--- STATED TASK ---
From the first line of the data below through the line holding "return (px - ML) / PW", output each line exactly and leave the pictures out.

###

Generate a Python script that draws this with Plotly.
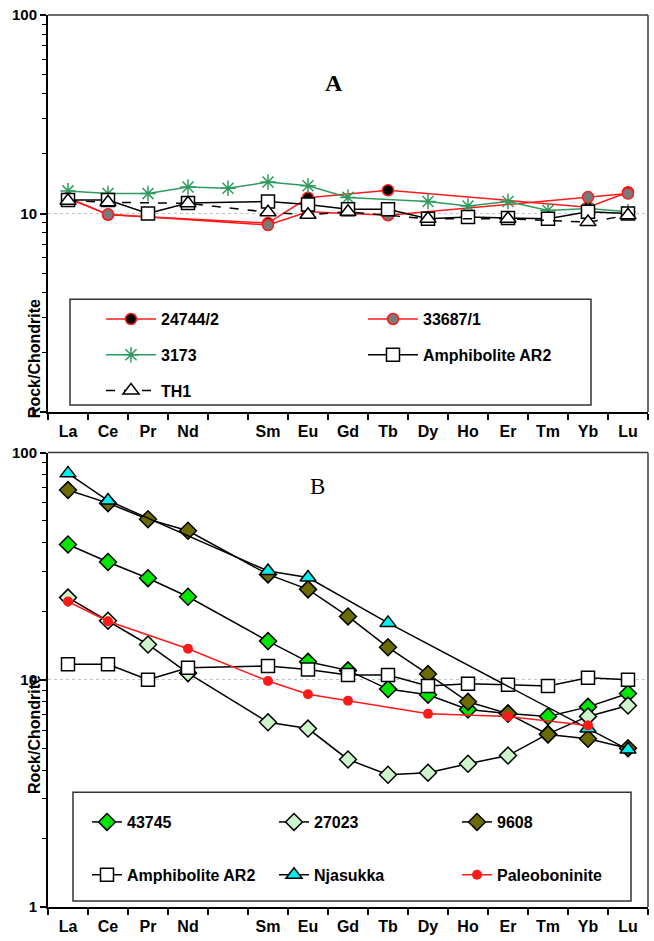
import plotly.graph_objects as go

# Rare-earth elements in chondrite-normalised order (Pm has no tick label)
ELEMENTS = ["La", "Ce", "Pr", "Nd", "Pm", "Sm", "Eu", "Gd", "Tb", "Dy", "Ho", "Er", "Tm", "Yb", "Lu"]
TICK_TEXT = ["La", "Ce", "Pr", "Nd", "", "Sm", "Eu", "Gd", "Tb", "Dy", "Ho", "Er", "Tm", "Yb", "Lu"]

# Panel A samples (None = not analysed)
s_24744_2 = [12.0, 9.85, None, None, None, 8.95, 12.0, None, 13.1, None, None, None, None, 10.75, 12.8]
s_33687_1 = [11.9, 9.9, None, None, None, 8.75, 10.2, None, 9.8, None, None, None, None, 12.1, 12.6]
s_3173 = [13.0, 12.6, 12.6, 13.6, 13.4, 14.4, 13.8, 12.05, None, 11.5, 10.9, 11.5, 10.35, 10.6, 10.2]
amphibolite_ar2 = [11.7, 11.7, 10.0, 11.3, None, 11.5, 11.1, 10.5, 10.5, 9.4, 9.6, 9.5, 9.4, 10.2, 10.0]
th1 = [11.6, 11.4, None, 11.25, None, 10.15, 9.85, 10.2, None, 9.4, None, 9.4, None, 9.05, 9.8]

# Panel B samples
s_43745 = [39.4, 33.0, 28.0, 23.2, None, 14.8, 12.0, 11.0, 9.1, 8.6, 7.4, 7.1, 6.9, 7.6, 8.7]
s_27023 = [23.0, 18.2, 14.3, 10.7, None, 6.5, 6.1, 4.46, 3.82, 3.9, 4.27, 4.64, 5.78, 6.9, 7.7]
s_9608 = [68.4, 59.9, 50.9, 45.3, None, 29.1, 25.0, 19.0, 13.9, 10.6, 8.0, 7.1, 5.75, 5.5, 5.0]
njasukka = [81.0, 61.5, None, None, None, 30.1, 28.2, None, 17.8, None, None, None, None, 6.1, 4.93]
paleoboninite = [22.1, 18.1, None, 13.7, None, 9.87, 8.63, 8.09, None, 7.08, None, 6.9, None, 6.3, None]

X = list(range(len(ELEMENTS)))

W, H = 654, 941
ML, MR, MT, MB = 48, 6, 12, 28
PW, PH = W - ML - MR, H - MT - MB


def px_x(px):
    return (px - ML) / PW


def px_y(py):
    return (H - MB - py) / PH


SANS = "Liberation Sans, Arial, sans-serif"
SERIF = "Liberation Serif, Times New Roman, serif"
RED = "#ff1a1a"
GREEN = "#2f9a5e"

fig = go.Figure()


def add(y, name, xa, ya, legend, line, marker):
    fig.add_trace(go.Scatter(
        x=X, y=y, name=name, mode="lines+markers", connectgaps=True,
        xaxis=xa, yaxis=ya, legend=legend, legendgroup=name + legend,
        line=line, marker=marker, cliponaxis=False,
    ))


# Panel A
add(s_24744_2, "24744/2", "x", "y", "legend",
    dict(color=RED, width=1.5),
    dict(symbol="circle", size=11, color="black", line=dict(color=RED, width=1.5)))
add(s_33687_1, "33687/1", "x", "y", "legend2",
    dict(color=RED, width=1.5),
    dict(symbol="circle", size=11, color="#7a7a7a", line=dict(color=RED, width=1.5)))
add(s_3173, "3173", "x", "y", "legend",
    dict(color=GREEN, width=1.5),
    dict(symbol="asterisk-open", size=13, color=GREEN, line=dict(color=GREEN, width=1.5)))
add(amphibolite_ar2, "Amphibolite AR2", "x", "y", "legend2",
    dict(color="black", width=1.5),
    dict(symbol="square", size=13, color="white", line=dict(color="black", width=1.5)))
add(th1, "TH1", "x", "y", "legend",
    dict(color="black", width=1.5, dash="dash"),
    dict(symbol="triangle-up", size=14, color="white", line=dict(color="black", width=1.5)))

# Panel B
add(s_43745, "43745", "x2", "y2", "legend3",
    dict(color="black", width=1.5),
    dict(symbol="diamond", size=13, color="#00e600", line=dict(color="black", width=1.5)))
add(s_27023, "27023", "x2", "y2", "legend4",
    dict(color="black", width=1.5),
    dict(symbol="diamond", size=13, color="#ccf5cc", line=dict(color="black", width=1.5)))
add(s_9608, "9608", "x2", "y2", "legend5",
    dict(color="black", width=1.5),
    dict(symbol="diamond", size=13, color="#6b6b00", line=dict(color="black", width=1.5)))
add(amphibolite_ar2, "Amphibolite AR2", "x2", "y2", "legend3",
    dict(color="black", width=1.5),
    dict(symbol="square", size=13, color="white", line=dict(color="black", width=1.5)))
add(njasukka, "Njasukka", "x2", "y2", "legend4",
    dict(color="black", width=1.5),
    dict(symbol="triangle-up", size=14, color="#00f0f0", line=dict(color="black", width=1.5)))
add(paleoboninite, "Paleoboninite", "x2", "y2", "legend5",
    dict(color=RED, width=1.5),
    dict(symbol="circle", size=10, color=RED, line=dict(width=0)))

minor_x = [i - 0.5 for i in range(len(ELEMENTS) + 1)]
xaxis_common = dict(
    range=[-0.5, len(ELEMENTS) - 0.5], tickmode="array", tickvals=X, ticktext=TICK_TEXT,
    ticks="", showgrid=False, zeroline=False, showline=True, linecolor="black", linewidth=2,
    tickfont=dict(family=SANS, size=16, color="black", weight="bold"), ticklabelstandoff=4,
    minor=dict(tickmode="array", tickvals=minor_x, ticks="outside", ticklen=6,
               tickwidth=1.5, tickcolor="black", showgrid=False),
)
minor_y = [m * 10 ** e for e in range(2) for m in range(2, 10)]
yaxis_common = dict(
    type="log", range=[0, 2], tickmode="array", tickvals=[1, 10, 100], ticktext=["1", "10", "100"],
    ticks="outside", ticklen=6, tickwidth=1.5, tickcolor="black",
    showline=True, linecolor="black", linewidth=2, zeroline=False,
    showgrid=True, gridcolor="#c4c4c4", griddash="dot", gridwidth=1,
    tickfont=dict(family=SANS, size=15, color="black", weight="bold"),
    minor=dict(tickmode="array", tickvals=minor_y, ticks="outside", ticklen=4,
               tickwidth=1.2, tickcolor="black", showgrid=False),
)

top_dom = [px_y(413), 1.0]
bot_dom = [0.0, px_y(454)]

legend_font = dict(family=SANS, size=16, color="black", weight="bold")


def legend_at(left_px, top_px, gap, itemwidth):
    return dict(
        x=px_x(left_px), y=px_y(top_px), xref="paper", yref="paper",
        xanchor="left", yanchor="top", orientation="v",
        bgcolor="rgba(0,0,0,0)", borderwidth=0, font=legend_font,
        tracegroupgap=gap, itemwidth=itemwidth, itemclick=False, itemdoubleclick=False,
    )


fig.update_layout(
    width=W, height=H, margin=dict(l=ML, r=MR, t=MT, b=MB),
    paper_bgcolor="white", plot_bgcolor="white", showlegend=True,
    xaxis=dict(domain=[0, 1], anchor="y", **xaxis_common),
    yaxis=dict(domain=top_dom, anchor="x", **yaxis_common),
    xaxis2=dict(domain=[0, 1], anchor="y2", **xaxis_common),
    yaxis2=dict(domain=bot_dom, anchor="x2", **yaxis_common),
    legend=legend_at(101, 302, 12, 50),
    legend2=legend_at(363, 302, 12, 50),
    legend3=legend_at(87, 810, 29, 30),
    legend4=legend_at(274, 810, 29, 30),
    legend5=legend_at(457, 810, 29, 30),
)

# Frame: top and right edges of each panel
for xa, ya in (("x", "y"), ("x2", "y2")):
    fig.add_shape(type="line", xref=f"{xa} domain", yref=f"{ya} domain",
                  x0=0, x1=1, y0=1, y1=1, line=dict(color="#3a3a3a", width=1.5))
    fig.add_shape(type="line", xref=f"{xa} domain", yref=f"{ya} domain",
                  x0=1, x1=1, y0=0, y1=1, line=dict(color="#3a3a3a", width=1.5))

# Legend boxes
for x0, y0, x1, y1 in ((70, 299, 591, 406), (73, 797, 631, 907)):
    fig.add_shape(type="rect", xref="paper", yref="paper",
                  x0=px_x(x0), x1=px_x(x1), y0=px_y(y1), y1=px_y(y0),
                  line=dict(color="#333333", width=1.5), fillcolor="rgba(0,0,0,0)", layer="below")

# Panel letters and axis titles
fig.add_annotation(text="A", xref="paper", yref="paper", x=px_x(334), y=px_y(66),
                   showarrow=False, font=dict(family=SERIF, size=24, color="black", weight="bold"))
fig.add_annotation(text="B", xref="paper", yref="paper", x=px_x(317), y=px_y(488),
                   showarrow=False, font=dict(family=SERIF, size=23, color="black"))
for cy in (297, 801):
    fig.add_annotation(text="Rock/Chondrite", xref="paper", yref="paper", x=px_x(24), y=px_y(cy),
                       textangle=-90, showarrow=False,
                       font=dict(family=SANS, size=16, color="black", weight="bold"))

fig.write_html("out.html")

###

--- RESULT OF THIS EXERCISE ---
Generate a Python script that draws this with Plotly.
import plotly.graph_objects as go

# Rare-earth elements in chondrite-normalised order (Pm has no tick label)
ELEMENTS = ["La", "Ce", "Pr", "Nd", "Pm", "Sm", "Eu", "Gd", "Tb", "Dy", "Ho", "Er", "Tm", "Yb", "Lu"]
TICK_TEXT = ["La", "Ce", "Pr", "Nd", "", "Sm", "Eu", "Gd", "Tb", "Dy", "Ho", "Er", "Tm", "Yb", "Lu"]

# Panel A samples (None = not analysed)
s_24744_2 = [12.0, 9.85, None, None, None, 8.95, 12.0, None, 13.1, None, None, None, None, 10.75, 12.8]
s_33687_1 = [11.9, 9.9, None, None, None, 8.75, 10.2, None, 9.8, None, None, None, None, 12.1, 12.6]
s_3173 = [13.0, 12.6, 12.6, 13.6, 13.4, 14.4, 13.8, 12.05, None, 11.5, 10.9, 11.5, 10.35, 10.6, 10.2]
amphibolite_ar2 = [11.7, 11.7, 10.0, 11.3, None, 11.5, 11.1, 10.5, 10.5, 9.4, 9.6, 9.5, 9.4, 10.2, 10.0]
th1 = [11.6, 11.4, None, 11.25, None, 10.15, 9.85, 10.2, None, 9.4, None, 9.4, None, 9.05, 9.8]

# Panel B samples
s_43745 = [39.4, 33.0, 28.0, 23.2, None, 14.8, 12.0, 11.0, 9.1, 8.6, 7.4, 7.1, 6.9, 7.6, 8.7]
s_27023 = [23.0, 18.2, 14.3, 10.7, None, 6.5, 6.1, 4.46, 3.82, 3.9, 4.27, 4.64, 5.78, 6.9, 7.7]
s_9608 = [68.4, 59.9, 50.9, 45.3, None, 29.1, 25.0, 19.0, 13.9, 10.6, 8.0, 7.1, 5.75, 5.5, 5.0]
njasukka = [81.0, 61.5, None, None, None, 30.1, 28.2, None, 17.8, None, None, None, None, 6.1, 4.93]
paleoboninite = [22.1, 18.1, None, 13.7, None, 9.87, 8.63, 8.09, None, 7.08, None, 6.9, None, 6.3, None]

X = list(range(len(ELEMENTS)))

W, H = 654, 941
ML, MR, MT, MB = 48, 6, 12, 28
PW, PH = W - ML - MR, H - MT - MB


def px_x(px):
    return (px - ML) / PW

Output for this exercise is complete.